Set the lines down again exactly, first line through the line that contains "-49, -41.7, -32.5];", with no pictures.
--------------------------------
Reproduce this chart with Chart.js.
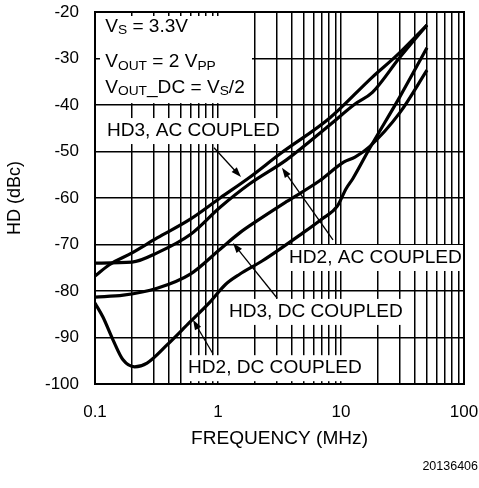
<!DOCTYPE html>
<html>
<head>
<meta charset="utf-8">
<script src="https://cdn.jsdelivr.net/npm/chart.js@4.4.1/dist/chart.umd.min.js"></script>
<style>
  html, body { margin: 0; padding: 0; background: #fff; }
  canvas { display: block; }
</style>
</head>
<body>
<canvas id="hdChart" width="479" height="488"></canvas>
<script>
// frequency (MHz) / distortion (dBc) for each curve
var hd3AcFreq = [0.1, 0.13, 0.2, 0.32, 0.6, 1.04, 1.8, 3.2, 8.1, 18, 28, 50];
var hd3AcDb   = [-76.8, -74.4, -71.8, -68.6, -64.5, -60, -55.6, -50.5, -42.8, -34, -29.5, -22.8];

var hd2AcFreq = [0.1, 0.2, 0.32, 0.6, 1.04, 1.8, 3.6, 8.1, 13, 18, 30, 50];
var hd2AcDb   = [-74, -73.8, -71.8, -67.8, -62, -57, -51.8, -44.3, -39.8, -37.3, -29.8, -22.8];

var hd3DcFreq = [0.1, 0.17, 0.32, 0.6, 1.04, 1.5, 2, 3.6, 6.7, 10.5, 13, 17, 30, 50];
var hd3DcDb   = [-81.3, -80.9, -79.4, -76.3, -71, -67.5, -65.2, -60.8, -56.3, -52.3, -51.2, -49, -41.7, -32.5];

var hd2DcFreq = [0.1, 0.116, 0.14, 0.169, 0.21, 0.265, 0.385, 0.59, 0.86, 1.15, 1.5, 2.3, 4.9, 7, 9.3, 11, 12.5, 17.2, 30, 50];
var hd2DcDb   = [-82.6, -85.6, -90.5, -94.8, -96.3, -95.5, -91.6, -86.7, -82.4, -78.6, -76.4, -73.5, -67.5, -64.5, -61.8, -58, -55.8, -49.2, -38.3, -27.7];

// axis ticks
var decadeLabels = [0.1, 1, 10, 100];
var yTicks = [-100, -90, -80, -70, -60, -50, -40, -30, -20];

// curve labels: text, left edge (MHz), centre (dBc)
var curveLabels = [
  ['HD3, AC COUPLED', 0.125, -45.6],
  ['HD2, AC COUPLED', 3.78, -72.9],
  ['HD3, DC COUPLED', 1.227, -84.5],
  ['HD2, DC COUPLED', 0.570, -96.6]
];
// arrows: tail (MHz, dBc) -> tip (MHz, dBc)
var arrows = [
  [0.928, -49.2, 1.538, -55.5],
  [8.61, -69.0, 3.31, -53.5],
  [3.02, -81.5, 1.324, -69.7],
  [0.909, -93.5, 0.626, -86.2]
];

var FONT = '"Liberation Sans", Arial, Helvetica, sans-serif';

function pts(xs, ys) {
  return xs.map(function(x, i) { return {x: x, y: ys[i]}; });
}

function gridFreqs() {
  var out = [];
  [0.1, 1, 10].forEach(function(d) {
    for (var k = 1; k < 10; k++) out.push(Number((k * d).toPrecision(3)));
  });
  out.push(100);
  return out;
}

function noPad(s) {
  s.paddingTop = s.paddingBottom = s.paddingLeft = s.paddingRight = 0;
}

function wideText(ctx, txt, x, y, sx) {
  ctx.save();
  ctx.translate(x, y);
  ctx.scale(sx, 1);
  ctx.fillText(txt, 0, 0);
  ctx.restore();
}

// text with subscripts: runs of [text, isSub]
function runText(ctx, runs, x, y) {
  runs.forEach(function(r) {
    ctx.font = (r[1] ? '13px ' : '18px ') + FONT;
    var w = ctx.measureText(r[0]).width * 1.06;
    wideText(ctx, r[0], x, y + (r[1] ? 4 : 0), 1.06);
    x += w;
  });
}

function arrow(ctx, x1, y1, x2, y2) {
  var a = Math.atan2(y2 - y1, x2 - x1), len = 10, hw = 3.5;
  ctx.beginPath();
  ctx.moveTo(x1, y1);
  ctx.lineTo(x2 - Math.cos(a) * len * 0.8, y2 - Math.sin(a) * len * 0.8);
  ctx.lineWidth = 1.3;
  ctx.strokeStyle = '#000';
  ctx.stroke();
  ctx.beginPath();
  ctx.moveTo(x2, y2);
  ctx.lineTo(x2 - Math.cos(a) * len + Math.sin(a) * hw, y2 - Math.sin(a) * len - Math.cos(a) * hw);
  ctx.lineTo(x2 - Math.cos(a) * len - Math.sin(a) * hw, y2 - Math.sin(a) * len + Math.cos(a) * hw);
  ctx.closePath();
  ctx.fillStyle = '#000';
  ctx.fill();
}

var notes = {
  id: 'notes',
  beforeDatasetsDraw: function(chart) {
    var ctx = chart.ctx, a = chart.chartArea;
    var xs = chart.scales.x, ys = chart.scales.y;
    ctx.save();
    ctx.fillStyle = '#fff';
    // conditions box in the upper left corner
    ctx.fillRect(a.left + 5, a.top + 4, xs.getPixelForValue(1.89) - a.left - 5, ys.getPixelForValue(-39.6) - a.top - 4);
    // label backgrounds break the grid
    ctx.font = '18px ' + FONT;
    curveLabels.forEach(function(l) {
      var x = xs.getPixelForValue(l[1]), y = ys.getPixelForValue(l[2]);
      var w = ctx.measureText(l[0]).width * 1.06;
      ctx.fillRect(x - 3, y - 13, Math.min(w + 6, a.right - 1 - (x - 3)), 26);
    });
    // plot frame
    ctx.strokeStyle = '#000';
    ctx.lineWidth = 2;
    ctx.strokeRect(a.left, a.top, a.right - a.left, a.bottom - a.top);

    ctx.fillStyle = '#000';
    ctx.textBaseline = 'middle';
    ctx.textAlign = 'left';
    curveLabels.forEach(function(l) {
      ctx.font = '18px ' + FONT;
      wideText(ctx, l[0], xs.getPixelForValue(l[1]), ys.getPixelForValue(l[2]), 1.06);
    });
    var tx = xs.getPixelForValue(0.121);
    runText(ctx, [['V', 0], ['S', 1], [' = 3.3V', 0]], tx, ys.getPixelForValue(-23.2));
    runText(ctx, [['V', 0], ['OUT', 1], [' = 2 V', 0], ['PP', 1]], tx, ys.getPixelForValue(-30.75));
    runText(ctx, [['V', 0], ['OUT', 1], ['_DC = V', 0], ['S', 1], ['/2', 0]], tx, ys.getPixelForValue(-36.3));
    ctx.restore();
  },
  afterDatasetsDraw: function(chart) {
    var ctx = chart.ctx, a = chart.chartArea;
    var xs = chart.scales.x, ys = chart.scales.y;
    ctx.save();
    arrows.forEach(function(r) {
      arrow(ctx, xs.getPixelForValue(r[0]), ys.getPixelForValue(r[1]),
                 xs.getPixelForValue(r[2]), ys.getPixelForValue(r[3]));
    });
    // axis titles and figure number
    ctx.fillStyle = '#000';
    ctx.textBaseline = 'middle';
    ctx.textAlign = 'center';
    ctx.font = '18px ' + FONT;
    var mid = (a.left + a.right) / 2;
    ctx.save();
    ctx.translate(mid, 439);
    ctx.scale(1.06, 1);
    ctx.fillText('FREQUENCY (MHz)', 0, 0);
    ctx.restore();
    ctx.save();
    ctx.translate(15, (a.top + a.bottom) / 2);
    ctx.rotate(-Math.PI / 2);
    ctx.fillText('HD (dBc)', 0, 0);
    ctx.restore();
    ctx.font = '12.5px ' + FONT;
    ctx.textAlign = 'right';
    ctx.fillText('20136406', 478, 467);
    ctx.restore();
  }
};

function curve(data) {
  return {
    data: data,
    borderColor: '#000',
    borderWidth: 3.2,
    pointRadius: 0,
    fill: false,
    cubicInterpolationMode: 'monotone'
  };
}

var ctxC = document.getElementById('hdChart').getContext('2d');
var hdChart = new Chart(ctxC, {
  type: 'line',
  data: {
    datasets: [
      curve(pts(hd3AcFreq, hd3AcDb)),
      curve(pts(hd2AcFreq, hd2AcDb)),
      curve(pts(hd3DcFreq, hd3DcDb)),
      curve(pts(hd2DcFreq, hd2DcDb))
    ]
  },
  options: {
    responsive: false,
    animation: false,
    devicePixelRatio: 1,
    layout: { padding: { top: 12, right: 15, left: 0, bottom: 0 } },
    plugins: { legend: { display: false }, tooltip: { enabled: false } },
    scales: {
      x: {
        type: 'logarithmic',
        min: 0.1,
        max: 100,
        afterBuildTicks: function(s) {
          s.ticks = gridFreqs().map(function(v) { return {value: v}; });
        },
        afterFit: function(s) { s.height = 104; noPad(s); },
        grid: { color: '#000', lineWidth: 1.5, drawTicks: false },
        border: { display: false },
        ticks: {
          autoSkip: false,
          maxRotation: 0,
          padding: 18,
          color: '#000',
          font: { family: FONT, size: 17 },
          callback: function(v) {
            return decadeLabels.some(function(d) { return Math.abs(d - v) < 1e-9; }) ? String(v) : '';
          }
        }
      },
      y: {
        min: -100,
        max: -20,
        afterBuildTicks: function(s) {
          s.ticks = yTicks.map(function(v) { return {value: v}; });
        },
        afterFit: function(s) { s.width = 95; noPad(s); },
        grid: { color: '#000', lineWidth: 1.5, drawTicks: false },
        border: { display: false },
        ticks: {
          padding: 16,
          color: '#000',
          font: { family: FONT, size: 17 }
        }
      }
    }
  },
  plugins: [notes]
});
</script>
</body>
</html>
--------------------------------
» Expected answer
Reproduce this chart with Chart.js.
<!DOCTYPE html>
<html>
<head>
<meta charset="utf-8">
<script src="https://cdn.jsdelivr.net/npm/chart.js@4.4.1/dist/chart.umd.min.js"></script>
<style>
  html, body { margin: 0; padding: 0; background: #fff; }
  canvas { display: block; }
</style>
</head>
<body>
<canvas id="hdChart" width="479" height="488"></canvas>
<script>
// frequency (MHz) / distortion (dBc) for each curve
var hd3AcFreq = [0.1, 0.13, 0.2, 0.32, 0.6, 1.04, 1.8, 3.2, 8.1, 18, 28, 50];
var hd3AcDb   = [-76.8, -74.4, -71.8, -68.6, -64.5, -60, -55.6, -50.5, -42.8, -34, -29.5, -22.8];

var hd2AcFreq = [0.1, 0.2, 0.32, 0.6, 1.04, 1.8, 3.6, 8.1, 13, 18, 30, 50];
var hd2AcDb   = [-74, -73.8, -71.8, -67.8, -62, -57, -51.8, -44.3, -39.8, -37.3, -29.8, -22.8];

var hd3DcFreq = [0.1, 0.17, 0.32, 0.6, 1.04, 1.5, 2, 3.6, 6.7, 10.5, 13, 17, 30, 50];
var hd3DcDb   = [-81.3, -80.9, -79.4, -76.3, -71, -67.5, -65.2, -60.8, -56.3, -52.3, -51.2, -49, -41.7, -32.5];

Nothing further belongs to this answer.